------ RECORDS SUPPLIED ------

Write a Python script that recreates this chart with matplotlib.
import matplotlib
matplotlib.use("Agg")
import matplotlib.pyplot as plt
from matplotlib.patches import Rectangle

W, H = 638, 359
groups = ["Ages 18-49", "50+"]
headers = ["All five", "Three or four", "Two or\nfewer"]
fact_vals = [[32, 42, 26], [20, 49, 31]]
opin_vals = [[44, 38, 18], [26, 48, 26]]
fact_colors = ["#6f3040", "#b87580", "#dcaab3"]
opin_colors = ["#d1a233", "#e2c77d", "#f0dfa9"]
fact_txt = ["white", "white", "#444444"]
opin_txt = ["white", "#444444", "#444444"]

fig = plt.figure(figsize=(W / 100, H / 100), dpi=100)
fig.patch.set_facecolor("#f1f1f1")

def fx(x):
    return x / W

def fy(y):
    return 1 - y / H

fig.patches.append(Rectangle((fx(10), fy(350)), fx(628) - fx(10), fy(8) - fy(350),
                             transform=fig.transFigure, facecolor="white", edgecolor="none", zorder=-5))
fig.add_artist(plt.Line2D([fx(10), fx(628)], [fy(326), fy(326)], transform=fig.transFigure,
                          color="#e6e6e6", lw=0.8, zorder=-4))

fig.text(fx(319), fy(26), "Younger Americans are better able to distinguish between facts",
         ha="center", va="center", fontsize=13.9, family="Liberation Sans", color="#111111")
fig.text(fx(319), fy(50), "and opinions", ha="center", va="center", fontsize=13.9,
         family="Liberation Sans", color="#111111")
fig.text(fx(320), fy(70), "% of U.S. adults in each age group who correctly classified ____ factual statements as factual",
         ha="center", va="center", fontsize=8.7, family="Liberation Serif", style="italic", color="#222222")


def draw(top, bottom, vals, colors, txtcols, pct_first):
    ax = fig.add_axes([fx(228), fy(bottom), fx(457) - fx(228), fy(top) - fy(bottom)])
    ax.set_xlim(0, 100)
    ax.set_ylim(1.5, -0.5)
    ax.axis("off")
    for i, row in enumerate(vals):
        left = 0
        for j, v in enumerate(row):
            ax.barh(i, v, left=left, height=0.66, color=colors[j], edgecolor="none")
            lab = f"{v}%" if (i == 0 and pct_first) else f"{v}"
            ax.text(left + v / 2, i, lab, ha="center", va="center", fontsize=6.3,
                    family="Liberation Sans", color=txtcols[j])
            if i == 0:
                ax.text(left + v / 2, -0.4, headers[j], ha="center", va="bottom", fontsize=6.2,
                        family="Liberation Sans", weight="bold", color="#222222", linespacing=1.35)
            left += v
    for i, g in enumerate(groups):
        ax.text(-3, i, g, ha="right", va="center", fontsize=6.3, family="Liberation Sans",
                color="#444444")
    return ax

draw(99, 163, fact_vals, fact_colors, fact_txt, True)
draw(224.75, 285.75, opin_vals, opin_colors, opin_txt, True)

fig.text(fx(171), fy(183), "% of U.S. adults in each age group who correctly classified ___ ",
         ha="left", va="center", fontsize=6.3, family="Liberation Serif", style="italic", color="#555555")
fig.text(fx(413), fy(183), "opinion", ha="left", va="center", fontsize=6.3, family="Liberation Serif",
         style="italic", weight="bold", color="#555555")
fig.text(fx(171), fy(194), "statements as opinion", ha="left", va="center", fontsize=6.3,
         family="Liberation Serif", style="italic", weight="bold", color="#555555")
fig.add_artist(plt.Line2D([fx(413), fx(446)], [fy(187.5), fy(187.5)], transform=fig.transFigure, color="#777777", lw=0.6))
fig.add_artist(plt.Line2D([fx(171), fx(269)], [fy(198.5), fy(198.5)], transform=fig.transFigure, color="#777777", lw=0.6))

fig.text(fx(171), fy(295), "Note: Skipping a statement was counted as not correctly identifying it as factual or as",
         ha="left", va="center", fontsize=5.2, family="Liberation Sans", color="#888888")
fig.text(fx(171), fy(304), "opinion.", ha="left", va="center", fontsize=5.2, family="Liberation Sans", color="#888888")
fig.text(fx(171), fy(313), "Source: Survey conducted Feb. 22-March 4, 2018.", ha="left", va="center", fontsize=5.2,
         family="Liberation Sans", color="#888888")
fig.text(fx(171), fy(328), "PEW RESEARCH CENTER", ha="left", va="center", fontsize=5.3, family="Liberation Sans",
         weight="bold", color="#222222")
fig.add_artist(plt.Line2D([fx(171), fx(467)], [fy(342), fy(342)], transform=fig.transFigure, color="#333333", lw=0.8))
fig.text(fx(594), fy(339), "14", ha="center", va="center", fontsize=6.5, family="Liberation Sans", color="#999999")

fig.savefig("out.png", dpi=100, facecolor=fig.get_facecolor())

------
------ RECORDS SUPPLIED ------

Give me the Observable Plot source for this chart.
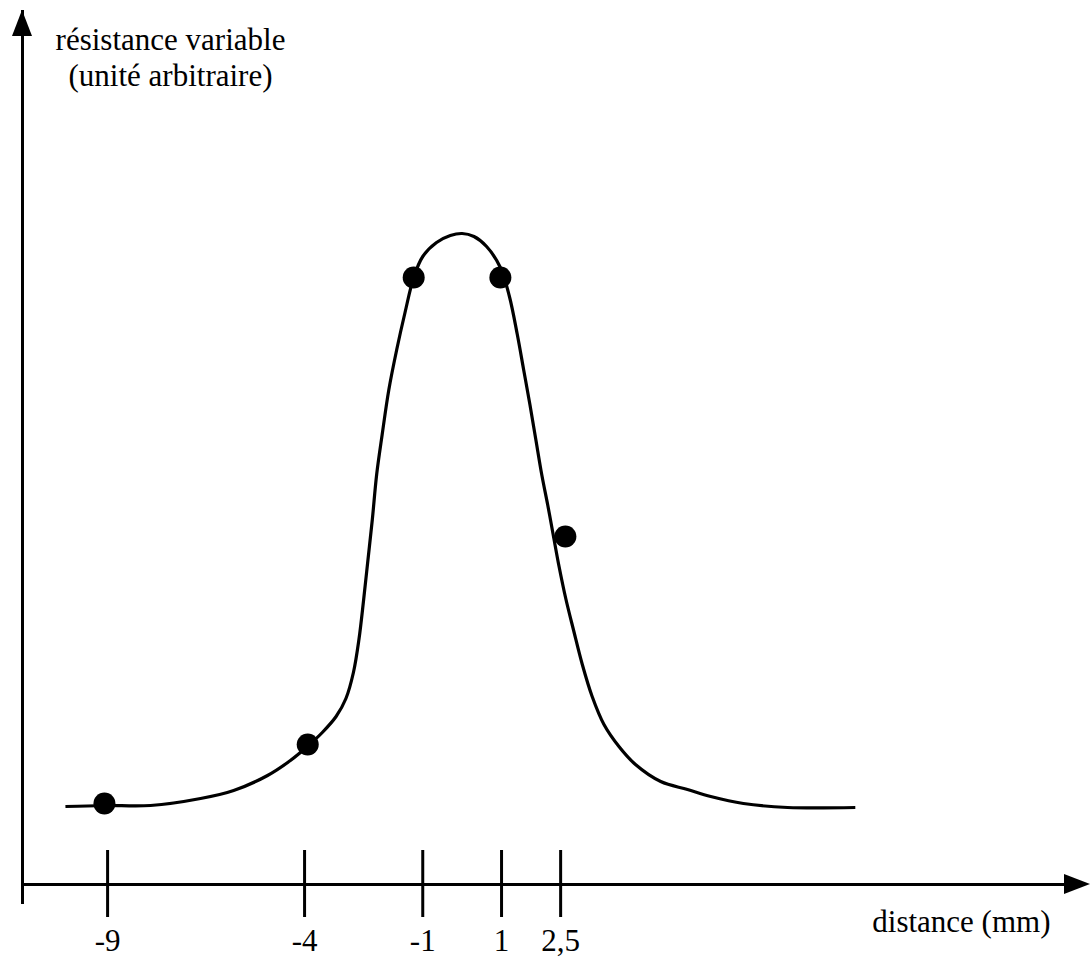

------
------ RECORDS SUPPLIED ------

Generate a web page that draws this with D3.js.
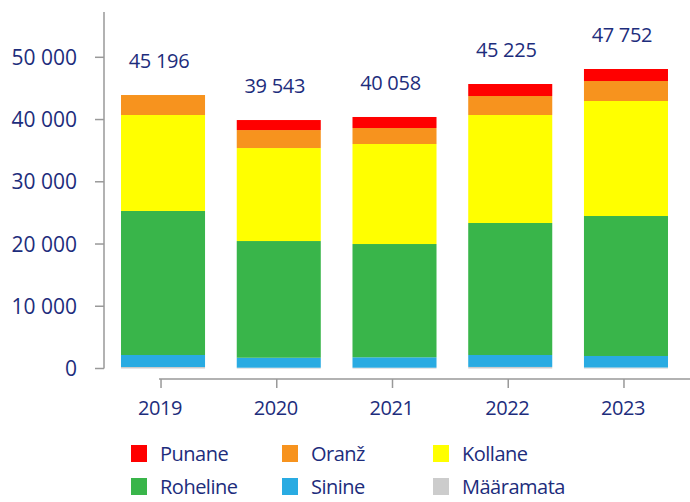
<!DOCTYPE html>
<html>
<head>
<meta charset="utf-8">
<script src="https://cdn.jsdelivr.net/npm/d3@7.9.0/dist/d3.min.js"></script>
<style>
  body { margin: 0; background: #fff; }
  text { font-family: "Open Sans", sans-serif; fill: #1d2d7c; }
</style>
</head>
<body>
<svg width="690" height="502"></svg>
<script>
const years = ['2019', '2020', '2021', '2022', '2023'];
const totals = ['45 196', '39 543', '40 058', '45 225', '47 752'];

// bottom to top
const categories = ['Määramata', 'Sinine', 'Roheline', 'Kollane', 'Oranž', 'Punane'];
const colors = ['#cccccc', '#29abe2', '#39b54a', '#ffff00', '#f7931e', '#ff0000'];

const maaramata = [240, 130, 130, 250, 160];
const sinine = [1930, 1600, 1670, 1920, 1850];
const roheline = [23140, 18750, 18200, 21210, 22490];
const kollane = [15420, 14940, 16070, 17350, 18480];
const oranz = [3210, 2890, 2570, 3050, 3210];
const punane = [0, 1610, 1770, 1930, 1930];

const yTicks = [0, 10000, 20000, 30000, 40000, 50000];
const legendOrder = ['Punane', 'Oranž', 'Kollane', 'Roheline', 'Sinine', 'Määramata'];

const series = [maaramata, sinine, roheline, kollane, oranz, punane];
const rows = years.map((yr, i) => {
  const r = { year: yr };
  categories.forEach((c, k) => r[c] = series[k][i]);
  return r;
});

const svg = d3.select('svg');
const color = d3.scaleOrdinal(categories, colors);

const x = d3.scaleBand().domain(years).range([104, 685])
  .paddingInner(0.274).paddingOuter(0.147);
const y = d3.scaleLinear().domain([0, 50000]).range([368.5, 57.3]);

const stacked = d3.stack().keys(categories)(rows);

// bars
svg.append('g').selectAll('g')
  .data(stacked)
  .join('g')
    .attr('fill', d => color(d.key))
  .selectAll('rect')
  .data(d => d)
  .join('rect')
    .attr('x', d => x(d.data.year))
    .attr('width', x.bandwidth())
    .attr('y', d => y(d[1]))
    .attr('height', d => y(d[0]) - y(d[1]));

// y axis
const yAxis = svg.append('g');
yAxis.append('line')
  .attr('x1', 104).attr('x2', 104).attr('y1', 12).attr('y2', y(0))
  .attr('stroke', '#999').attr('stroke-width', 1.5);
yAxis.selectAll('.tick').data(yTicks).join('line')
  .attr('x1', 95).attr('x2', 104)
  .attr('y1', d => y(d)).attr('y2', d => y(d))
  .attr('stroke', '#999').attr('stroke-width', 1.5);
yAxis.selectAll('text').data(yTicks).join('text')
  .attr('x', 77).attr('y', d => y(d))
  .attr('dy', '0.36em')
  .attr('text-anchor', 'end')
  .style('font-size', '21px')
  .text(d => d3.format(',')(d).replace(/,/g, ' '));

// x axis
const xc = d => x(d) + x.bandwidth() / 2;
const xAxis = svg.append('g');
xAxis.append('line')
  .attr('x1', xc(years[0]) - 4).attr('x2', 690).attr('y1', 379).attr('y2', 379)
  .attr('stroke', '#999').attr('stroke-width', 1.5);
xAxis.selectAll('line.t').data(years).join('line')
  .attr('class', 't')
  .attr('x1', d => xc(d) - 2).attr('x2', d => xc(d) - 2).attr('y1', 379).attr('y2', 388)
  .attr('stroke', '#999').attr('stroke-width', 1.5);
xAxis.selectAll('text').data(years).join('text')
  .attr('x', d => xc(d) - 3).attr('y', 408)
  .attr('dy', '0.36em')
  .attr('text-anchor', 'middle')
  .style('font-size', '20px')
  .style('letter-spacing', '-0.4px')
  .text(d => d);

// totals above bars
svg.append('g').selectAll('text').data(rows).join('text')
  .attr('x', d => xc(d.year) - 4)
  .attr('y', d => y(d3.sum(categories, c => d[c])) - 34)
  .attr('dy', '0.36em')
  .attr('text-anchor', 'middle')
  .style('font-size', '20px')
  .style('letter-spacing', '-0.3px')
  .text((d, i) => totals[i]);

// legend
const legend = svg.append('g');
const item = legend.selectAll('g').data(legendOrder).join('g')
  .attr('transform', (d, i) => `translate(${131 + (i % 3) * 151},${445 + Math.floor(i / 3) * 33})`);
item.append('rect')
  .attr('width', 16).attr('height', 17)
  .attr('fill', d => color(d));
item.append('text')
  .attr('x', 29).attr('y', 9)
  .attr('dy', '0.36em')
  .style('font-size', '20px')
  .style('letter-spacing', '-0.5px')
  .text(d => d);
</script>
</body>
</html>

------

WORK INSTRUCTIONS. Everything from the line with "Write a Python" through the line with "return 1 - y / H", both ends included, should be repeated exactly; nothing else should appear.

OUTPUT BELOW.
Write a Python script that recreates this chart with matplotlib.
import matplotlib
matplotlib.use("Agg")
import matplotlib.pyplot as plt
from matplotlib.patches import Rectangle

W, H = 638, 359
groups = ["Ages 18-49", "50+"]
headers = ["All five", "Three or four", "Two or\nfewer"]
fact_vals = [[32, 42, 26], [20, 49, 31]]
opin_vals = [[44, 38, 18], [26, 48, 26]]
fact_colors = ["#6f3040", "#b87580", "#dcaab3"]
opin_colors = ["#d1a233", "#e2c77d", "#f0dfa9"]
fact_txt = ["white", "white", "#444444"]
opin_txt = ["white", "#444444", "#444444"]

fig = plt.figure(figsize=(W / 100, H / 100), dpi=100)
fig.patch.set_facecolor("#f1f1f1")

def fx(x):
    return x / W

def fy(y):
    return 1 - y / H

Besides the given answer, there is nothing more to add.